Risk Factors for Heart Disease
Are you at risk for a Heart Attack?
Checking your cholesterol levels is still a good (standard) way to screen for heart disease. However, it’s really not that simple anymore. It turns out the number of the good (HDL) and the bad (LDL) cholesterol does not give us enough information as to what is really going on with your heart. So, just because someone has high cholesterol, it doesn’t mean they are at greater risk for a heart attack. Same goes for those who have low cholesterol. It doesn’t mean that it’s healthier.
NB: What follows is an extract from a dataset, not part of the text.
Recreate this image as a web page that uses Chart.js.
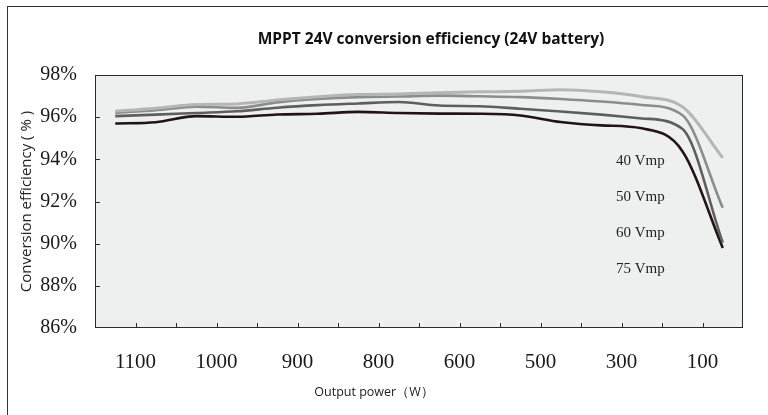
<!DOCTYPE html>
<html><head><meta charset="utf-8">
<script src="https://cdn.jsdelivr.net/npm/chart.js@4/dist/chart.umd.min.js"></script>
<style>
html,body{margin:0;padding:0;background:#fff;}
#wrap{position:relative;width:768px;height:415px;overflow:hidden;}
#frame{position:absolute;left:7px;top:6px;width:800px;height:500px;border-left:1px solid #333;border-top:1px solid #333;pointer-events:none;}
canvas{display:block;}
</style></head><body>
<div id="wrap"><canvas id="c" width="768" height="415"></canvas><div id="frame"></div></div>
<script>
const chartTitle = 'MPPT 24V conversion efficiency (24V battery)';
const xAxisTitle = 'Output power\uFF08W\uFF09';
const yAxisTitle = 'Conversion efficiency ( % )';
const xTickLabels = ['1100','1000','900','800','600','500','300','100'];
const seriesNames = ['40 Vmp','50 Vmp','60 Vmp','75 Vmp'];
const seriesColors = ['#b5b5b5','#8c8c8c','#5e5e5e','#221414'];
const vmp40 = [96.28, 96.42, 96.6, 96.63, 96.82, 96.97, 97.07, 97.1, 97.16, 97.2, 97.23, 97.3, 97.2, 96.97, 96.5, 94.07];
const vmp50 = [96.2, 96.33, 96.5, 96.44, 96.7, 96.86, 96.95, 96.98, 97.02, 96.99, 96.95, 96.86, 96.74, 96.58, 96.1, 91.7];
const vmp60 = [96.05, 96.12, 96.2, 96.28, 96.45, 96.57, 96.65, 96.72, 96.55, 96.52, 96.4, 96.27, 96.12, 95.94, 95.45, 90.05];
const vmp75 = [95.7, 95.76, 96.05, 96.02, 96.13, 96.16, 96.25, 96.2, 96.17, 96.16, 96.08, 95.77, 95.61, 95.47, 94.4, 89.8];
const allSeries = [vmp40, vmp50, vmp60, vmp75];

const SERIF = '"Liberation Serif", "Times New Roman", serif';
const SANS = '"Open Sans", "Noto Sans", sans-serif';

const decor = {
  id: 'decor',
  beforeDraw(chart) {
    const a = chart.chartArea, ctx = chart.ctx;
    ctx.save();
    ctx.fillStyle = '#eef0ef';
    ctx.fillRect(a.left, a.top, a.right - a.left, a.bottom - a.top);
    ctx.restore();
  },
  afterDatasetsDraw(chart) {
    const a = chart.chartArea, ctx = chart.ctx;
    const xs = chart.scales.x, ys = chart.scales.y;
    ctx.save();
    ctx.strokeStyle = '#2a2a2a';
    ctx.lineWidth = 1;
    ctx.strokeRect(Math.round(a.left) + 0.5, Math.round(a.top) + 0.5, Math.round(a.right - a.left) - 1, Math.round(a.bottom - a.top) - 1);
    ctx.beginPath();
    for (let v = 1; v <= 15; v++) {
      const px = Math.round(xs.getPixelForValue(v)) + 0.5;
      ctx.moveTo(px, a.bottom);
      ctx.lineTo(px, a.bottom - 5);
    }
    for (let v = 88; v <= 96; v += 2) {
      const py = Math.round(ys.getPixelForValue(v)) + 0.5;
      ctx.moveTo(a.left, py);
      ctx.lineTo(a.left + 5, py);
    }
    ctx.stroke();
    // series labels
    ctx.fillStyle = '#222';
    ctx.font = '15px ' + SERIF;
    ctx.textAlign = 'left';
    ctx.textBaseline = 'middle';
    seriesNames.forEach((n, i) => {
      ctx.fillText(n, a.right - 127, a.top + 86 + 36 * i);
    });
    // chart title
    ctx.fillStyle = '#111';
    ctx.font = 'bold 15.5px ' + SANS;
    ctx.textAlign = 'center';
    ctx.fillText(chartTitle, 431, 40);
    // x axis title
    ctx.fillStyle = '#222';
    ctx.font = '12.5px ' + SANS;
    ctx.fillText(xAxisTitle, 374, 392);
    ctx.restore();
  }
};

new Chart(document.getElementById('c'), {
  type: 'line',
  data: {
    datasets: allSeries.map((s, i) => ({
      label: seriesNames[i],
      data: s.map((v, k) => ({x: k + 0.5, y: v})),
      borderColor: seriesColors[i],
      borderWidth: i === 0 ? 3 : 2.6,
      pointRadius: 0,
      fill: false,
      cubicInterpolationMode: 'monotone'
    }))
  },
  options: {
    responsive: false,
    devicePixelRatio: 1,
    animation: false,
    layout: { padding: { top: 75, right: 25, bottom: 0, left: 0 } },
    plugins: { legend: { display: false }, tooltip: { enabled: false }, title: { display: false } },
    scales: {
      x: {
        type: 'linear', min: 0, max: 16,
        grid: { display: false },
        border: { display: false },
        afterFit(s) { s.height = 87; },
        ticks: {
          stepSize: 1, autoSkip: false, maxRotation: 0, padding: 14,
          color: '#1a1a1a',
          font: { family: SERIF, size: 21 },
          callback: (v) => (v % 2 === 1) ? xTickLabels[(v - 1) / 2] : ''
        }
      },
      y: {
        min: 86, max: 98,
        grid: { display: false, drawTicks: false },
        border: { display: false },
        afterFit(s) { s.width = 95; },
        title: { display: true, text: yAxisTitle, color: '#222', font: { family: SANS, size: 15 }, padding: { top: 18, bottom: 0 } },
        ticks: {
          stepSize: 2, padding: 18,
          color: '#1a1a1a',
          font: { family: SERIF, size: 20 },
          callback: (v) => v + '%'
        }
      }
    }
  },
  plugins: [decor]
});
</script>
</body></html>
It’s much more complex than that.
What tests should I ask my Doctor for?
You want to ask your doctor (especially if you have other risk factors, like family history, overweight, sedentary lifestyle, inflammation) to check the different particle sizes, especially a marker called Lp(a), lipoprotein-a, which in of itself is an independent risk factor for heart disease. Do you remember Bob Harper? He was America’s fittest man and host of The Biggest Loser, a few years back. Bob ended up having a heart attack at 50 years old. It turned out that his Lp(a) marker was very high prior to his heart attack. Something as simple as this screening may have prevented this from happening. There are many other blood markers that can also be discussed with your doctor. All you have to do is ask your physician if there are any other screening tests you can do for heart disease? Just be aware that some testing may not be covered by your insurance. You can always speak to your doctor about it and they should be able to tell you which ones are covered and which are not.
There is one more screening test that I use very often, in my practice. It’s called a coronary calcium screen. It’s a quick cat scan that uses no dye or contrast. It measures the amount of calcium in your heart arteries. If your calcium score is zero, it is extremely unlikely to have plaque in your arteries. If it is higher than zero, then you may have an increased risk, which you should pursue further testing. Here in NYC the test will run about $100 at a local hospital and currently is not covered by insurance.
I recently had a very healthy patient in her mid 60’s who had several risk factors. I ordered a coronary calcium score on her, and it was around 1400, which is extremely high. I referred her to a good cardiologist and she is currently undergoing appropriate treatment.
I just received an email from her and it said “I have to share you saved my life. No physician has ever put all the dots together to send me for the testing you ordered. So thank you so much!”
One main thing to always remember: Insist on being heard if you are having symptoms and insist on getting screened. It just may save your life.